The afterword in the edition I read was weirder than the book itself. I wish Chuck (Bukowski) was still around so I could sit down and have a nice long talk with him about the story. Instead, I'm left to form my own conclusions. While I think I'm better for having read this, my life experience perhaps hasn't been dark enough to fully appreciate what Céline was going for. And maybe the recognition of that fact is enough.
- Most people don’t die until the last moment; others start twenty years in advance, sometimes more. Those are the unfortunates.
- It’s frightening how many people and things there are in a man’s past that have stopped moving. The living people we’ve lost in the crypts of time sleep so soundly side by side with the dead that the same darkness envelops them all.
- There’s something sad about people going to bed. You can see they don’t give a damn whether they’re getting what they want out of life or not, you can see they don’t even try to understand what we’re here for. They just don’t care.
- I’d picked up and dropped so many dreams, my mind was cracked and fissured, full of drafts and disgustingly out of order.
- When, grown older, we look back on the selfishness of the people who’ve been mixed up with our lives, we see it undeniably for what it was, as hard as steel or platinum and a lot more durable than time itself.
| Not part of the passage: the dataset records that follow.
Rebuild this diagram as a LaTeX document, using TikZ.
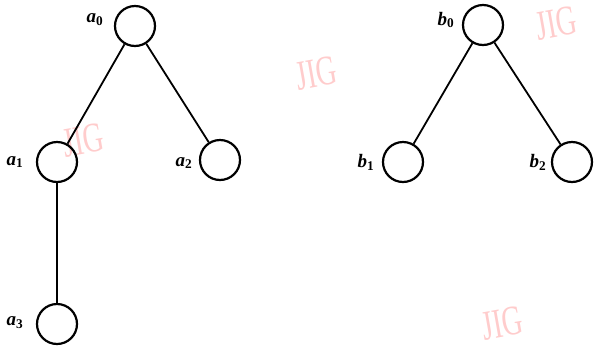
\documentclass[tikz,border=0pt]{standalone}
\usepackage{fontspec}
\setmainfont{Liberation Serif}
\newfontfamily\wmfont[FakeStretch=0.68]{Liberation Serif}
\newcommand{\vlab}[2]{\textbf{\textit{#1}}\textsubscript{\textbf{#2}}}
\begin{document}
\begin{tikzpicture}[x=1pt,y=-1pt,
  vert/.style={circle,draw,line width=2.2pt,minimum size=40pt,inner sep=0pt},
  lab/.style={font=\fontsize{19}{19}\selectfont},
  edge/.style={line width=1.8pt},
  wm/.style={text=red!20,font=\wmfont\fontsize{42}{42}\selectfont,rotate=10,inner sep=0pt}]
\useasboundingbox (0,0) rectangle (595,349);
\node[wm] (w1) at (316,73) {JIG};
\node[wm] (w2) at (83,140) {JIG};
\node[wm] (w3) at (556,23) {JIG};
\node[wm] (w4) at (502,323) {JIG};
\node[vert] (a0) at (135,26) {};
\node[vert] (a1) at (57,162) {};
\node[vert] (a2) at (220,160) {};
\node[vert] (a3) at (57,324) {};
\node[vert] (b0) at (483,25) {};
\node[vert] (b1) at (403,162) {};
\node[vert] (b2) at (572,162) {};
\node[lab] (la0) at (95,20) {\vlab{a}{0}};
\node[lab] (la1) at (15,162) {\vlab{a}{1}};
\node[lab] (la2) at (184,163) {\vlab{a}{2}};
\node[lab] (la3) at (15,323) {\vlab{a}{3}};
\node[lab] (lb0) at (446,20) {\vlab{b}{0}};
\node[lab] (lb1) at (366,162) {\vlab{b}{1}};
\node[lab] (lb2) at (538,162) {\vlab{b}{2}};
\draw[edge] (a0) -- (a1);
\draw[edge] (a0) -- (a2);
\draw[edge] (a1) -- (a3);
\draw[edge] (b0) -- (b1);
\draw[edge] (b0) -- (b2);
\end{tikzpicture}
\end{document}
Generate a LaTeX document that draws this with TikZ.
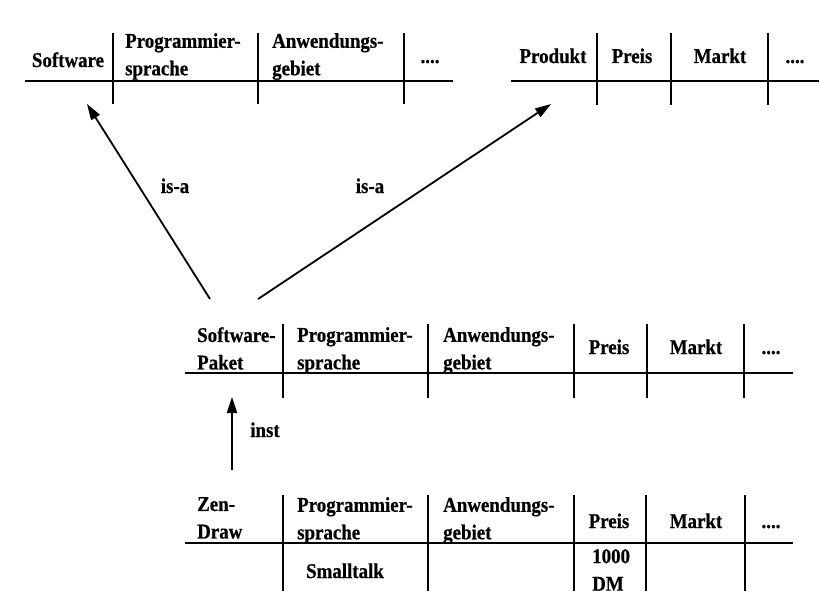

- [F]ire tortures you or comforts you, depending on whether you’re in it or in front of it. You’ve got to work the angles, that’s all.
- Beauty is like drink or comfort, once you get used to it, you stop paying attention.
- In fatigue and solitude men emanate the divine.
- Maybe that’s what we look for all our lives, the worst possible grief, to make us truly ourselves before we die.
- [A] boss, the man who saves you from starvation. The cowards, they’re scared to death of losing him, though he makes them sweat for their pittance. For ten years you stink of it, for twenty years and more. It’s no bargain.
- In the whole of your absurd past you discover so much that’s absurd, so much deceit and credulity, that it might be a good idea to stop being young this minute, to wait for youth to break away from you and pass you by, to watch it going away, receding in the distance, to see all its vanity, run your hand through the empty space it has left behind, take a last look at it, and then start moving, make sure your youth has really gone, and then calmly, all by yourself, cross to the other side of Time to see what people and things really look like.
- People cling to their rotten memories, to all their misfortunes, and you can’t pry them loose. These things keep them busy. They avenge themselves for the injustice of the present by smearing the future inside them with shit. They’re cowards deep down, and just. That’s their nature.
- Death to cuties who stir up calamity!
- Love thwarted by poverty and distance is like a sailor’s love; no two ways, it’s irrefutable and sure fire. In the first place, when you’re unable to meet too often, you can’t fight, which is that much gained. Since life consists of madness spiked with lies, the farther you are from each other the more lies you can put into it and the happier you’ll be.
- When you start hiding from people, it’s a sign that you’re afraid to play with them.
- Maybe what makes life so terribly fatiguing is nothing other than the enormous effort we make for twenty years, forty years, and more, to be reasonable, to avoid being simply, profoundly ourselves, that is, vile, ghastly, absurd.
- If someone tells you he’s unhappy, don’t take it on faith. Just ask him if he can sleep … If he can, then all’s well. That’s good enough.